Data lines —

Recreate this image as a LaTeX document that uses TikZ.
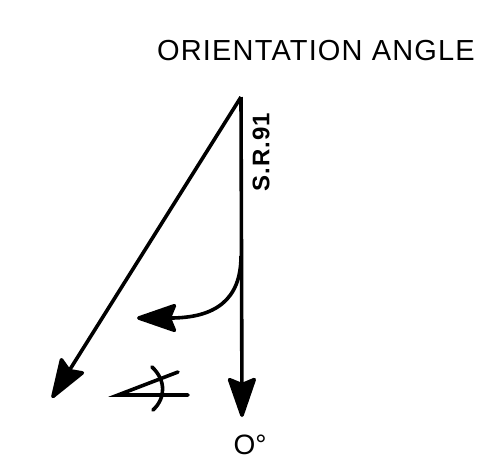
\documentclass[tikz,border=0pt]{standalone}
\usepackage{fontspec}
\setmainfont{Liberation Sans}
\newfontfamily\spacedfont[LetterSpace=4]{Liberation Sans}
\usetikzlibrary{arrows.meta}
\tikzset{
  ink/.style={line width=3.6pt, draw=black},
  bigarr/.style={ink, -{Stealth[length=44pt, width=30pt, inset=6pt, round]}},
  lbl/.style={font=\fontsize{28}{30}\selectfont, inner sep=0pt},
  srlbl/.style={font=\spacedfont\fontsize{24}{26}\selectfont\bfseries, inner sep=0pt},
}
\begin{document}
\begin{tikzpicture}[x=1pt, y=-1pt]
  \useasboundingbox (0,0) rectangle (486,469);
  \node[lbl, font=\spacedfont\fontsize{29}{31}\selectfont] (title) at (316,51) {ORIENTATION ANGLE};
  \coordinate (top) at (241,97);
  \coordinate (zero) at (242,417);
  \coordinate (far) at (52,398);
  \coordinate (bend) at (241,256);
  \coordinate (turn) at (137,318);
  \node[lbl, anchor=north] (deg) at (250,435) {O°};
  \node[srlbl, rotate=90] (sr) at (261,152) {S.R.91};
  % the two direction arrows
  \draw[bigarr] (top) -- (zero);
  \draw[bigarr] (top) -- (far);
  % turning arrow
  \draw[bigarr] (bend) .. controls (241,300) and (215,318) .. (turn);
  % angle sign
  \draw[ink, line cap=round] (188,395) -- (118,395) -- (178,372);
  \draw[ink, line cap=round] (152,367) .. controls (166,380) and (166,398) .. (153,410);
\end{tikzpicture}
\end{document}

Goal of the exercise — Restate the whole listing above exactly, please, omitting every image.

Solution below —
Recreate this image as a LaTeX document that uses TikZ.
\documentclass[tikz,border=0pt]{standalone}
\usepackage{fontspec}
\setmainfont{Liberation Sans}
\newfontfamily\spacedfont[LetterSpace=4]{Liberation Sans}
\usetikzlibrary{arrows.meta}
\tikzset{
  ink/.style={line width=3.6pt, draw=black},
  bigarr/.style={ink, -{Stealth[length=44pt, width=30pt, inset=6pt, round]}},
  lbl/.style={font=\fontsize{28}{30}\selectfont, inner sep=0pt},
  srlbl/.style={font=\spacedfont\fontsize{24}{26}\selectfont\bfseries, inner sep=0pt},
}
\begin{document}
\begin{tikzpicture}[x=1pt, y=-1pt]
  \useasboundingbox (0,0) rectangle (486,469);
  \node[lbl, font=\spacedfont\fontsize{29}{31}\selectfont] (title) at (316,51) {ORIENTATION ANGLE};
  \coordinate (top) at (241,97);
  \coordinate (zero) at (242,417);
  \coordinate (far) at (52,398);
  \coordinate (bend) at (241,256);
  \coordinate (turn) at (137,318);
  \node[lbl, anchor=north] (deg) at (250,435) {O°};
  \node[srlbl, rotate=90] (sr) at (261,152) {S.R.91};
  % the two direction arrows
  \draw[bigarr] (top) -- (zero);
  \draw[bigarr] (top) -- (far);
  % turning arrow
  \draw[bigarr] (bend) .. controls (241,300) and (215,318) .. (turn);
  % angle sign
  \draw[ink, line cap=round] (188,395) -- (118,395) -- (178,372);
  \draw[ink, line cap=round] (152,367) .. controls (166,380) and (166,398) .. (153,410);
\end{tikzpicture}
\end{document}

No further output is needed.